La Sociedad quiere, es cierto, que cada uno obtenga su derecho; pero este derecho no es sino aquél que la Sociedad ha sancionado; es el derecho de la Sociedad y no de cada uno. Yo, por el contrario, fuerte con mi propio poder, tomo o me doy un derecho, y frente a todo poder superior al mío, soy un criminal incorregible. Poseedor y creador de mi derecho, no reconozco otra fuente del derecho que Yo, y no Dios, ni el Estado, ni la Naturaleza, ni siquiera el hombre con sus eternos derechos del hombre; no reconozco derecho humano, ni derecho divino.

Derecho en sí y para sí. ¡Luego en modo alguno relativo a Mí! Derecho absoluto. ¡Luego separado de Mí! ¡Un ser en sí y para sí! ¡Un absoluto! ¡Un derecho eterno como una verdad eterna!

El derecho, tal como lo conciben los liberales, me obliga, porque es una emanación de la razón humana, frente a la cual mi razón no es más que sinrazón.
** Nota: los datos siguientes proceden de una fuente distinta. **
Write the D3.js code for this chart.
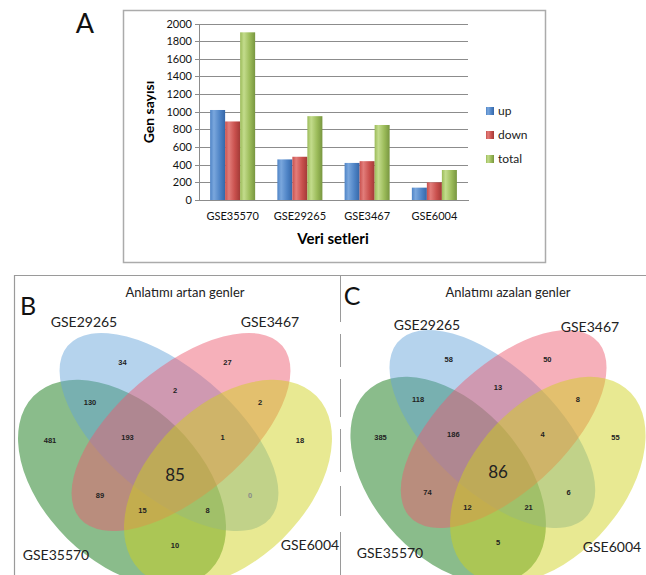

En nombre de la razón divina se condenaba en tiempos pasados a la débil razón humana; en nombre de la poderosa razón humana se condena hoy a la razón egoísta bajo el nombre despreciativo de sinrazón. Y, sin embargo, no hay más razón real precisamente que esa sinrazón. Ni la razón divina, ni la razón humana tienen realidad; solas Tu razón y Mi razón son reales, lo mismo y precisamente por lo mismo que Tú y Yo somos reales.

Por su origen, el derecho es un pensamiento; es mi pensamiento, es decir, tiene su fuente en Mí. Pero tan pronto como ha brotado fuera de Mí al pronunciar la palabra, el Verbo se ha hecho carne, y ese pensamiento se convierte en una idea obsesiva. Desde entonces no puedo ya desembarazarme de ella; a cualquier lado que me vuelva, ella se levanta ante Mí. Así los hombres han llegado a ser ya incapaces de dominar esa idea del derecho que ellos mismos habían creado; su propia criatura les ha reducido a la esclavitud. En tanto que lo respetamos como absoluto, no podemos ya utilizarlo y nos consume nuestro poder creador. La criatura es más que el creador, es en sí y para sí.

Ya no dejes vagar en libertad al derecho; vuélvelo a su fuente, es decir, a ti, y será tu derecho; será justo lo que para ti sea justo. (...)

No me queda, para acabar, sino suprimir de mi vocabulario la palabra derecho, que sólo he requerido mientras indagaba sus entrañas, no pudiendo al menos emplear provisionalmente el nombre. Pero en el presente la palabra no tiene ya sentido. Lo que yo llamaba derecho no es, en modo alguno, un derecho, pues un derecho no puede ser conferido más que por un Espíritu, ya sea este Espíritu de la naturaleza, de la especie, de la humanidad o de Dios, de Su Santidad, de Su Eminencia, etc. Lo que yo poseo independientemente de la sanción del Espíritu, lo poseo sin derecho, lo poseo únicamente por mi poder. No reivindico ningún derecho, ni tengo, pues, ninguno que reconocer. Aquello de que puedo apoderarme, lo agarro y me lo apropio; sobre lo que se me escapa, no tengo ningún derecho y no son esos mis derechos imprescindibles de que me enorgullezco o que me consuelan.

El derecho absoluto arrastra en su caída a los derechos mismos, y con ellos se derrumba la soberanía del concepto del derecho. Porque no debe olvidarse que hasta ahora hemos sido dominados por ideas, conceptos, principios, y que entre tantos Señores, la idea de derecho o la idea de justicia ha desempeñado uno de los principales papeles. ¿Legítimo o ilegítimo, justo o injusto, qué me importa? Lo que me permite mi poder, nadie más tiene necesidad de permitírmelo; él me da la única autorización que me hace falta. El derecho es la alucinación con la que nos ha agraciado un fantasma; el poder soy Yo, que soy poderoso, poseedor del poder.

El derecho está por encima de Mí, es absoluto, Yo existo como un ser superior que me lo concede como un favor; es una gracia que me hace el juez. El poder y la fuerza sólo existen en Mí, que soy el Poderoso y el Fuerte.